Bij ingediende bouwplannen:

  • I.

    Aan de Welstandscommissie advies te vragen over:

    • 1.

      Grootschalige bouwplannen;

    • 2.

      Bouwplannen in of bij een zeer gevoelige omgeving (een monument of een beschermd

      natuurgebied);

    • 3.

      Maatschappelijk gevoelige bouwplannen;

    • 4.

      Unieke/eerste initiatieven (bijvoorbeeld nieuwe technieken of nieuwe typologieën) en

  • II.

    Voor de ambtelijke welstandstoets aan te wijzen:

    1. Herhalingsplannen (kopieën van eerder door de Welstandscommissie positief beoordeelde initiatieven);

    2.Bouwplannen die zijn aangepast naar aanleiding van een negatief (maar richtinggevend) advies van de Welstandscommissie;

    3. De overige bouwplannen.

  • III.

    Dat dit besluit wordt gepubliceerd in het gemeenteblad van week 51 van 2014 en met ingang van 18 december 2014, inclusief toelichting, terug te vinden zal zijn op de site www.denhaag.nl/bestuurlijkestukken, onder risnummer 279650.

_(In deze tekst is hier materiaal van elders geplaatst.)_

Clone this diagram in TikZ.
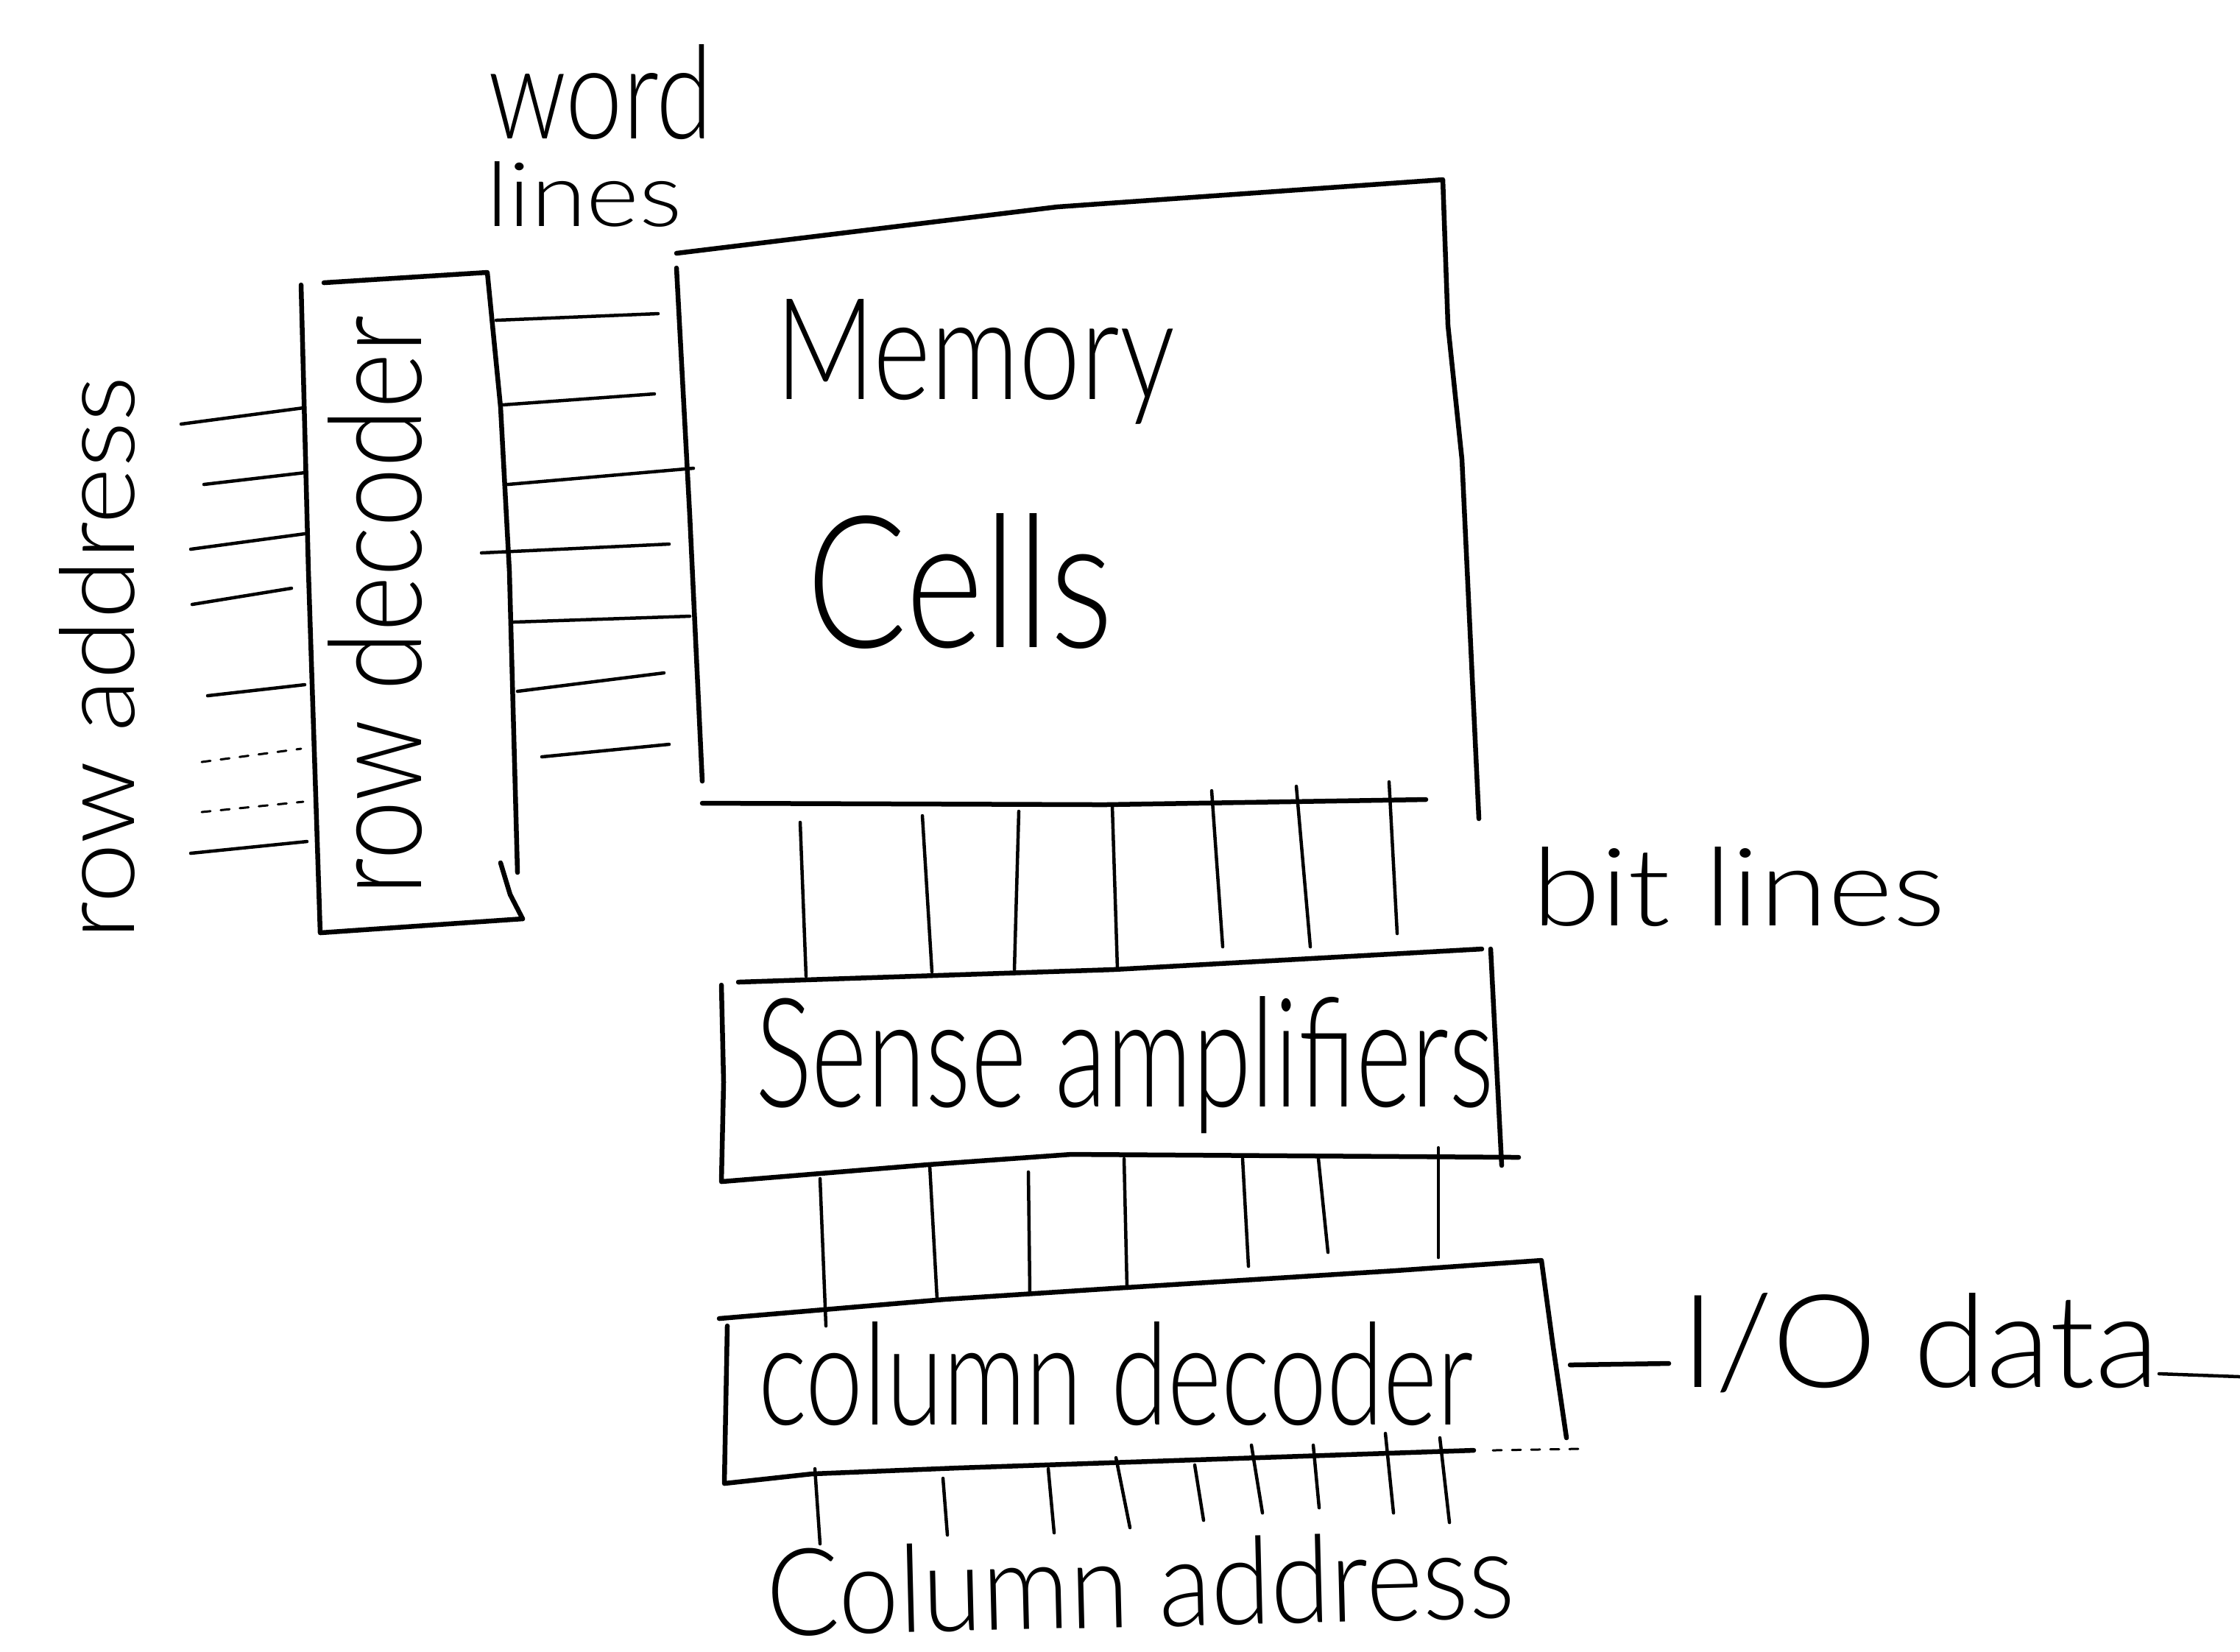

Den Haag, 16 december 2014

Het college van burgemeester en wethouders,

de locosecretaris, de burgemeester,

G.J. Boot J.J. van Aartsen

Toelichting bij de Beleidsregel inzake de inschakeling van de Welstandscommissie

Op 1 maart 2013 is de zogenaamde Kan-bepaling ingevoerd. Deze bepaling is opgenomen in het Besluit omgevingsrecht. Artikel 6.2 lid 1 Bor bepaalt: Met betrekking tot een aanvraag ten aanzien van activiteiten als bedoeld in  artikel 2.1, eerste lid, onder a, van de wet  vragen burgemeester en wethouders, ingeval zij het inwinnen van advies noodzakelijk achten om te kunnen beoordelen of het uiterlijk of de plaatsing van het bouwwerk waarop de aanvraag betrekking heeft in strijd is met redelijke eisen van welstand als bedoeld in  artikel 2.10, eerste lid, onder d, van de wet , advies aan de welstandscommissie”.

Afhankelijk van de aard van het planaanbod kan het college bepalen over welk segment zij een advies van de Welstandscommissie verlangt en voor welke plannen kan worden volstaan met een ambtelijke uitgebracht advies. Uit efficiencyoverwegingen lijkt het gebruik maken van deze mogelijkheid voor de hand te liggen. Een nieuwe beleidsregel maakt het - na bekendmaking - mogelijk om een segment van de aanvragen te onderwerpen aan een ambtelijke toets. Met de ‘kleine vergunningen’ (vergunningen die binnen en week worden afgedaan) is de afgelopen twee jaar al ervaring opgedaan met deze werkwijze, zij het dat de aldus opgestelde adviezen formeel door de commissie moeten worden vastgesteld. Deze ervaring heeft geholpen bij het bepalen van het planaanbod dat ambtelijk en dat door de commissie moet worden beoordeeld.